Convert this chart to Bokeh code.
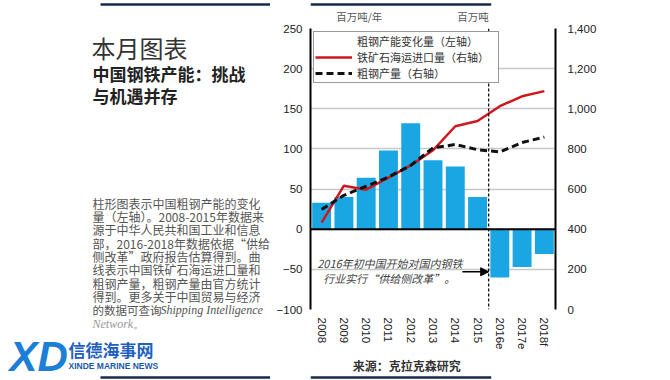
from bokeh.plotting import figure
from bokeh.models import (Range1d, LinearAxis, FixedTicker, NumeralTickFormatter, Span,
                          Label, Legend, LegendItem, Arrow, NormalHead, GridBox)
from bokeh.embed import file_html
from bokeh.resources import INLINE

# ---- data ----
years = ["2008", "2009", "2010", "2011", "2012", "2013", "2014", "2015", "2016e", "2017e", "2018f"]
capacity_change = [33, 40, 64, 98, 132, 86, 78, 40, -60, -47, -31]          # left axis, Mt/yr
iron_ore_imports = [433, 617, 597, 657, 718, 793, 913, 939, 1013, 1062, 1088]  # right axis, Mt
steel_output = [498, 569, 614, 660, 718, 805, 822, 796, 785, 832, 859]         # right axis, Mt
left_ticks = [-100, -50, 0, 50, 100, 150, 200, 250]
right_ticks = [0, 200, 400, 600, 800, 1000, 1200, 1400]

BLUE = "#1aa6e3"
RED = "#d0161e"
NAVY = "#172a4d"
CJK = "Noto Sans CJK SC"
NUM = "Liberation Sans"
SPLIT = 270   # page x where the text panel ends and the chart column begins


def blank(w, h, x0, x1, y0, y1):
    f = figure(width=w, height=h, x_range=Range1d(x0, x1), y_range=Range1d(y1, y0),
               output_backend="svg", toolbar_location=None, min_border=0,
               x_axis_location=None, y_axis_location=None, outline_line_color=None,
               background_fill_color="white", border_fill_color="white")
    f.xgrid.grid_line_color = None
    f.ygrid.grid_line_color = None
    return f


def lab(f, text, x, y, size="12px", color="#444", font=CJK, style="normal", align="left",
        baseline="middle"):
    f.add_layout(Label(x=x, y=y, text=text, text_font=font, text_font_size=size,
                       text_color=color, text_font_style=style, text_align=align,
                       text_baseline=baseline))


# ---------------- left text panel ----------------
L = blank(SPLIT, 380, 0, SPLIT, 0, 380)
L.segment(x0=[100, 100], y0=[4, 377], x1=[SPLIT, SPLIT], y1=[4, 377], line_color=NAVY,
          line_width=2.5)
lab(L, "本月图表", 91, 29, size="24px", color="#333", baseline="top")
lab(L, "中国钢铁产能：挑战", 92, 60, size="17px", color="#222", style="bold", baseline="top")
lab(L, "与机遇并存", 92, 82, size="17px", color="#222", style="bold", baseline="top")

body = ["柱形图表示中国粗钢产能的变化",
        "量（左轴）。2008-2015年数据来",
        "源于中华人民共和国工业和信息",
        "部，2016-2018年数据依据“供给",
        "侧改革”政府报告估算得到。曲",
        "线表示中国铁矿石海运进口量和",
        "粗钢产量，粗钢产量由官方统计",
        "得到。更多关于中国贸易与经济"]
body_y = [203, 216, 229, 243, 256, 269, 283, 296]
for t, yy in zip(body, body_y):
    lab(L, t, 92, yy, size="12px", color="#555")
lab(L, "的数据可查询", 92, 309, size="11.5px", color="#555")
lab(L, "Shipping Intelligence", 160, 309, size="12px", color="#555",
    font="Liberation Serif", style="italic")
lab(L, "Network。", 92, 323, size="12px", color="#999", font="Liberation Serif", style="italic")

# logo
lab(L, "XD", 9, 356, size="42px", color="#1b7fd8", font=NUM, style="bold italic")
lab(L, "信德海事网", 68, 349, size="17px", color="#1f5fbf", style="bold")
lab(L, "XINDE MARINE NEWS", 68, 365, size="8.5px", color="#1a5aa8", font=NUM, style="bold")

RW = 670 - SPLIT
# ---------------- top strip ----------------
T = blank(RW, 24, SPLIT, 670, 0, 24)
T.segment(x0=[SPLIT], y0=[4], x1=[565], y1=[4], line_color=NAVY, line_width=2.5)
lab(T, "百万吨/年", 312, 15.5, size="10.5px", color="#555")
lab(T, "百万吨", 561, 15.5, size="10.5px", color="#555", align="right")

# ---------------- chart ----------------
C = figure(width=RW, height=328, x_range=years, y_range=Range1d(-100, 250),
           output_backend="svg", toolbar_location=None,
           min_border_left=310 - SPLIT, min_border_right=115, min_border_top=4,
           min_border_bottom=42,
           outline_line_color=None, background_fill_color="white", border_fill_color="white")
C.extra_y_ranges = {"right": Range1d(0, 1400)}

C.xgrid.grid_line_color = None
C.ygrid.ticker = FixedTicker(ticks=left_ticks)
C.ygrid.grid_line_color = "#c8c8c8"
C.ygrid.grid_line_width = 1.5

ya = C.yaxis[0]
ya.ticker = FixedTicker(ticks=left_ticks)
ra = LinearAxis(y_range_name="right", ticker=FixedTicker(ticks=right_ticks),
                formatter=NumeralTickFormatter(format="0,0"))
C.add_layout(ra, "right")
for ax, so in ((ya, 8), (ra, 12)):
    ax.axis_line_color = "black"
    ax.axis_line_width = 2
    ax.major_tick_line_color = None
    ax.minor_tick_line_color = None
    ax.major_tick_out = 0
    ax.major_tick_in = 0
    ax.minor_tick_out = 0
    ax.major_label_text_font = NUM
    ax.major_label_text_font_size = "11.5px"
    ax.major_label_text_color = "#222"
    ax.major_label_standoff = so

xa = C.xaxis[0]
xa.axis_line_color = None
xa.major_tick_line_color = None
xa.minor_tick_line_color = None
xa.major_tick_out = 0
xa.major_tick_in = 0
xa.minor_tick_out = 0
xa.major_label_orientation = "vertical"
xa.major_label_text_font = NUM
xa.major_label_text_font_size = "11.5px"
xa.major_label_text_color = "#222"
xa.major_label_standoff = 8

C.vbar(x=years, top=capacity_change, width=0.85, fill_color=BLUE, line_color=None)
r_ore = C.line(years, iron_ore_imports, y_range_name="right", line_color=RED, line_width=2.5)
r_steel = C.line(years, steel_output, y_range_name="right", line_color="#111111",
                 line_width=3, line_dash="7 4")
r_bar_leg = C.line(x=[], y=[], line_color=BLUE, line_width=5)

C.add_layout(Span(location=0, dimension="width", line_color="black", line_width=2))
C.add_layout(Span(location=8.0, dimension="height", line_color="black", line_width=1.2,
                  line_dash="3 2"))
C.add_layout(Arrow(x_start=6.82, y_start=-53, x_end=8.0, y_end=-53, line_color="black",
                   line_width=1.5,
                   end=NormalHead(size=8, fill_color="black", line_color="black")))
C.add_layout(Label(x=0.3, y=-42, text="2016年初中国开始对国内钢铁", text_font=CJK,
                   text_font_size="11px", text_color="#444", text_font_style="italic",
                   text_baseline="middle"))
C.add_layout(Label(x=0.57, y=-61, text="行业实行“供给侧改革”。", text_font=CJK,
                   text_font_size="11px", text_color="#444", text_font_style="italic",
                   text_baseline="middle"))

legend = Legend(items=[LegendItem(label="粗钢产能变化量（左轴）", renderers=[r_bar_leg]),
                       LegendItem(label="铁矿石海运进口量（右轴）", renderers=[r_ore]),
                       LegendItem(label="粗钢产量（右轴）", renderers=[r_steel])],
                location="top_left", orientation="vertical")
legend.border_line_color = "#333"
legend.border_line_width = 1.2
legend.background_fill_color = "white"
legend.background_fill_alpha = 1
legend.label_text_font = CJK
legend.label_text_font_size = "11px"
legend.label_text_color = "#333"
legend.label_text_line_height = 1.0
legend.glyph_width = 37
legend.glyph_height = 12
legend.label_height = 12
legend.label_width = 140
legend.spacing = -2
legend.padding = 1
legend.label_standoff = 5
legend.margin = 3
C.add_layout(legend, "center")

# ---------------- bottom strip ----------------
B = blank(RW, 28, SPLIT, 670, 352, 380)
B.segment(x0=[SPLIT], y0=[377], x1=[565], y1=[377], line_color=NAVY, line_width=2.5)
lab(B, "来源：克拉克森研究", 427, 365, size="12px", color="#333", style="bold", align="center")

layout = GridBox(children=[(L, 0, 0, 3, 1), (T, 0, 1), (C, 1, 1), (B, 2, 1)], spacing=0)
open("out.html", "w").write(file_html(layout, INLINE))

★ ★ ★ ★ ★ ★ ★

Please quote the lines of the material, beginning with the first and ending with the one that contains "text_baseline=baseline))", exactly as written and without any pictures.

Convert this chart to Bokeh code.
from bokeh.plotting import figure
from bokeh.models import (Range1d, LinearAxis, FixedTicker, NumeralTickFormatter, Span,
                          Label, Legend, LegendItem, Arrow, NormalHead, GridBox)
from bokeh.embed import file_html
from bokeh.resources import INLINE

# ---- data ----
years = ["2008", "2009", "2010", "2011", "2012", "2013", "2014", "2015", "2016e", "2017e", "2018f"]
capacity_change = [33, 40, 64, 98, 132, 86, 78, 40, -60, -47, -31]          # left axis, Mt/yr
iron_ore_imports = [433, 617, 597, 657, 718, 793, 913, 939, 1013, 1062, 1088]  # right axis, Mt
steel_output = [498, 569, 614, 660, 718, 805, 822, 796, 785, 832, 859]         # right axis, Mt
left_ticks = [-100, -50, 0, 50, 100, 150, 200, 250]
right_ticks = [0, 200, 400, 600, 800, 1000, 1200, 1400]

BLUE = "#1aa6e3"
RED = "#d0161e"
NAVY = "#172a4d"
CJK = "Noto Sans CJK SC"
NUM = "Liberation Sans"
SPLIT = 270   # page x where the text panel ends and the chart column begins


def blank(w, h, x0, x1, y0, y1):
    f = figure(width=w, height=h, x_range=Range1d(x0, x1), y_range=Range1d(y1, y0),
               output_backend="svg", toolbar_location=None, min_border=0,
               x_axis_location=None, y_axis_location=None, outline_line_color=None,
               background_fill_color="white", border_fill_color="white")
    f.xgrid.grid_line_color = None
    f.ygrid.grid_line_color = None
    return f


def lab(f, text, x, y, size="12px", color="#444", font=CJK, style="normal", align="left",
        baseline="middle"):
    f.add_layout(Label(x=x, y=y, text=text, text_font=font, text_font_size=size,
                       text_color=color, text_font_style=style, text_align=align,
                       text_baseline=baseline))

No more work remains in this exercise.